In this new Insight Astronomy Photographer of the Year-inspired blog post about astronomically-themed objects from the Museum’s collections, I am looking at planets and other cosmic bodies in our solar system.
Celestial globes, armillary spheres and orreries are not only useful astronomical tools; they can also be objects of astounding aesthetic satisfaction. Artfully designed, they often show ingenuity as well as technical skill. There are a number of remarkable orreries in the collection, but my favourite is one that is said to have belonged to Margaret Maskelyne, daughter of the fifth Astronomer Royal, Nevil Maskelyne. It’s not only a thing of beauty: I find the idea of a little girl partaking in her father’s intellectual pursuits quite touching.
An orrery is a mechanical model designed to illustrate or predict the motions of the planets (named as such by the Greeks because planetes means ‘wanderer’) and satellites in our solar system. Margaret’s orrery dates from the early 19th century, but these were invented in the previous century. The detailed representation of a ‘grand orrery’ below was published in the wonderfully titled Universal Magazine of Knowledge and Pleasure, which was typical of the Enlightenment, a period of great scientific enquiry and intellectual curiosity.
Several of Wright of Derby’s paintings are based on the meetings of the Lunar Society of Birmingham, a group of scientists and pioneering industrialists from the Midlands who met once a month, during the full moon, to discuss topics of intellectual interest. Here, the use of the mezzotint, a printmaking technique particularly suited to strong contrasts of darkness and light, allow to evoke the mystery and wonders of astronomy: artificial light gleams dramatically on the instrument and the audience’s astonished faces alike.

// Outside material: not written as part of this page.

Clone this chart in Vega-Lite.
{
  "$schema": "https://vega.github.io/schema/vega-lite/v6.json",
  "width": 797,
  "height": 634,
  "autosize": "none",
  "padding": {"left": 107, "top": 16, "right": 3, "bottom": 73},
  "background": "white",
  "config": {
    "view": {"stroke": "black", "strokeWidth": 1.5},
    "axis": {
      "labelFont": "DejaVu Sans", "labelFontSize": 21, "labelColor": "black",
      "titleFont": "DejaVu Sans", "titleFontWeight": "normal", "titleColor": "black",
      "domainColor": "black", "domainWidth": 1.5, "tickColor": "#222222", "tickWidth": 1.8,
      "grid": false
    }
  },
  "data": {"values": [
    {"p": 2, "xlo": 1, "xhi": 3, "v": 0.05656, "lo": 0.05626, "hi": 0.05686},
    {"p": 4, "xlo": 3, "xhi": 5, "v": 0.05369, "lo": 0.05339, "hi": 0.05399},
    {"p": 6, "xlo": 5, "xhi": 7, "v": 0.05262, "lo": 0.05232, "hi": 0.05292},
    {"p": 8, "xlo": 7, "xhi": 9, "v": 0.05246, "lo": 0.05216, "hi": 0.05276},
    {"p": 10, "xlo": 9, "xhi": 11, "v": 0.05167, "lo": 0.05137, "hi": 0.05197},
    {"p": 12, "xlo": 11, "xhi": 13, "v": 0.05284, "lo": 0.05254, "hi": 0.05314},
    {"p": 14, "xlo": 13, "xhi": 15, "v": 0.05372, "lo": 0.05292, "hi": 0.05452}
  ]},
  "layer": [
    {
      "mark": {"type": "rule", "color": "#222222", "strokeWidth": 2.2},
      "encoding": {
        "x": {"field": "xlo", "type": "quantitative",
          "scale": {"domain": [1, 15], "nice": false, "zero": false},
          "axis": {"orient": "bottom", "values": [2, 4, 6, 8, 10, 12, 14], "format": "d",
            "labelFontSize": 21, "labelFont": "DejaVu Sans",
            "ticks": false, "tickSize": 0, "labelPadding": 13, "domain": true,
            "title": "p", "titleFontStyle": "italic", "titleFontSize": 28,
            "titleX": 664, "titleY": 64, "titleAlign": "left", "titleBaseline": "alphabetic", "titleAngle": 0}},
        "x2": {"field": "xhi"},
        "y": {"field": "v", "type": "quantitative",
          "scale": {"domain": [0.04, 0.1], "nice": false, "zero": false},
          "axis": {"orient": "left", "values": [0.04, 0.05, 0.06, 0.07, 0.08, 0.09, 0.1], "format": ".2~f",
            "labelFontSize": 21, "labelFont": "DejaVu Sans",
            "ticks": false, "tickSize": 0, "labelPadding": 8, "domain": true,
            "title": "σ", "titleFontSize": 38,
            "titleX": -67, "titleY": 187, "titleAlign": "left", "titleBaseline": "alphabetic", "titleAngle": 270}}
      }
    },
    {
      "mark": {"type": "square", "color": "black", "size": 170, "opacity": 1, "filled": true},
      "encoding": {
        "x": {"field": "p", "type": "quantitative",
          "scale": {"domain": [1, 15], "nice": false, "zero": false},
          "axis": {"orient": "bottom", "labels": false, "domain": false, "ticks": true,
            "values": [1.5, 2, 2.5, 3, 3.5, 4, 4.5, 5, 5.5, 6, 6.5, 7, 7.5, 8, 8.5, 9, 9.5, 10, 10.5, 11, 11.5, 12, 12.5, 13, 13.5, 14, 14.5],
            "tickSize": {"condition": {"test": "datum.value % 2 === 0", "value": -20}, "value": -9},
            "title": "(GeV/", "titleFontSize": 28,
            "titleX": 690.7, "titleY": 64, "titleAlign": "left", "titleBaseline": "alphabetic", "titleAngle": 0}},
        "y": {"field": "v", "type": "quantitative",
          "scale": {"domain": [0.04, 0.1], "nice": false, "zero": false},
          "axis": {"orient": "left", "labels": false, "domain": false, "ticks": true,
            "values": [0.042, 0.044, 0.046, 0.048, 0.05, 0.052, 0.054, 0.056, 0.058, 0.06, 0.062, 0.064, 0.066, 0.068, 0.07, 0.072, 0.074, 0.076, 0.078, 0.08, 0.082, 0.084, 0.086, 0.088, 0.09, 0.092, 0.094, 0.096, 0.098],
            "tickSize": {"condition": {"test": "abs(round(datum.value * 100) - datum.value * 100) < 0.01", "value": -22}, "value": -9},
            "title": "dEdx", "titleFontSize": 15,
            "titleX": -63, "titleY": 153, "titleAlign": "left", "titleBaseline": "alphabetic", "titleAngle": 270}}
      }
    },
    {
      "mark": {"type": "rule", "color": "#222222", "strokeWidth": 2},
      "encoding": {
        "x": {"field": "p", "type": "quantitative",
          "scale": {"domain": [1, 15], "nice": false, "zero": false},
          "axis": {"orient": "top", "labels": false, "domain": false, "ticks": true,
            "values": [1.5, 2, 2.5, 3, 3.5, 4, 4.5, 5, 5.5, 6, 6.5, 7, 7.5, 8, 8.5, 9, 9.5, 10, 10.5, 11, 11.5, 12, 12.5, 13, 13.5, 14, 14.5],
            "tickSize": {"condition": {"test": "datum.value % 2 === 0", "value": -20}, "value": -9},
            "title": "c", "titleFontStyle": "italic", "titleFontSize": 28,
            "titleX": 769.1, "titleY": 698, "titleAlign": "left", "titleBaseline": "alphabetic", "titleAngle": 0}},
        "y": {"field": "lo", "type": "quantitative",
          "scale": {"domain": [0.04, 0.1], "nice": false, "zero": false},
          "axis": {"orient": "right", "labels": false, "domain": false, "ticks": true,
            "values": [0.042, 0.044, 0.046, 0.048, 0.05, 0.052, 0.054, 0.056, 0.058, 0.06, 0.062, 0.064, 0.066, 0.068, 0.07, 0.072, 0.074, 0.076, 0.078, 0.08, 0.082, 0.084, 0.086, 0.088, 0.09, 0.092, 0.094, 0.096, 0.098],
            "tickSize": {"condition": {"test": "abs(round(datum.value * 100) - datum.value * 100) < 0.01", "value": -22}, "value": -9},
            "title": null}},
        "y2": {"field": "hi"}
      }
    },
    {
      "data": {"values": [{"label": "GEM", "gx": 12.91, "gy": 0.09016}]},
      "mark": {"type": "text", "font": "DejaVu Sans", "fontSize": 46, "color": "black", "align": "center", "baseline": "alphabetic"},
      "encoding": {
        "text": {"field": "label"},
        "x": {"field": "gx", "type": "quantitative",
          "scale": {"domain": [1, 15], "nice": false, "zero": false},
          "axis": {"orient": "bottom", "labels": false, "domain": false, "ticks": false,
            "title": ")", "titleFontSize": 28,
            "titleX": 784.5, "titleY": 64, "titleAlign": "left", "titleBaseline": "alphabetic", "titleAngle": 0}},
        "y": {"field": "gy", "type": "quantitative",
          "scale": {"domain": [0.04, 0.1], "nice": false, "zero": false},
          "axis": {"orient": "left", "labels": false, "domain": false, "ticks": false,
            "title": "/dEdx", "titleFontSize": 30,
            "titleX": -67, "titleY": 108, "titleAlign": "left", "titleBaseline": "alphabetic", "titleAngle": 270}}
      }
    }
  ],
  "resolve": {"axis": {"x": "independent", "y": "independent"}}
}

The children huddled around the mechanical device show this was an object of fascination for all ages.
As discussed in my previous blog entry, during the 19th century there was a drive to make astronomical science accessible to popular audiences, and educational depictions were circulated in various media.
The comparative magnitude of the planets and their relative distance to the Sun, as well the phases of Saturn and Venus, are represented in this lithograph from James Reynolds’ series of astronomical prints. It shows the latest discoveries in astronomical sciences: first observed in 1846, the eighth planet in the solar system, Neptune, thus features.
Equally informative, this wall hanging from the Working Men's Educational Union is also an example of attractive graphic design that seems decades ahead of the 1850s: in fact, it would not look out of place in a fashionable 1930s, or even 1960s, home.
It does not only illustrate the motion of the planets: one object is depicted racing through space. Indeed, Halley’s comet is one of those cosmic bodies that have captured people’s imagination for centuries. The weathervane on top of the Royal Observatory’s Altazimuth pavilion reproduces one of the earliest known depictions of this comet, from the Bayeux’s Tapestry, which commemorates the events leading to the Norman conquest of England in 1066.
Comets (from kometes, ‘long-haired’ in Greek), are also known as ‘blazing swords’ or ‘bearded stars’. In this other print from Reynolds’ series, comets are described as: ‘light vapoury bodies, generally consisting of a splendid, but ill defined cloudy mass of light called the head, from which a long stream of light called the tail diverges’.
In fact, comets consist of a nucleus of ice and dust, the ‘tails’ being caused by ice melting away as they approach the Sun.
The same print depicts so-called ‘aerolites’, which are a form of meteor. At the bottom of the page are two picturesque depictions of showers of meteorites, a subject now popular with amateur astrophotographers.
It seems that, in some instances, the designs for the Working Men's Educational Union’s hangings were directly based on Reynolds’ series. Indeed, this hanging reproduces closely several designs of the print above, including the six-tailed comet of 1741.
In both print and hanging, some of the comets have an almost animal feel to them, and resemble sea creatures. Similarities in the ways the sea and space are visualized and described are not uncommon, as the exploration of the confines of the universe can be compared to that of the depths of the ocean.
Until Isaac Newton and Edmond Halley revealed that they had predictable ellipses and could be periodic, comets were often seen as a bad omens. Once a periodic comet was identified, however, they became objects to look forward to seeing in the sky. Poignantly, while Halley had determined that the comet that was to bear his name was visible from Earth every 75-6 years, he didn’t live to see it grace the skies in 1759. Some of us may be lucky to observe its return in 2061, but other comets’ recurrences are even rarer, due to their long elliptical orbit. The first and only recorded apparition of Donati’s Comet, in 1858, was one of the most impressive astronomical events of the 19th century: the beauty of the comet, which had an extraordinarily long tail, mesmerized scientists, artists and public in equal measure.
Its claims to fame include featuring in William Dyce’s Pegwell Bay, and being the first comet ever photographed, by English artist William Usherwood, followed closely by American astronomer George Phillips Bond – certainly inspirational figures for 21st-century amateur astrophotographers.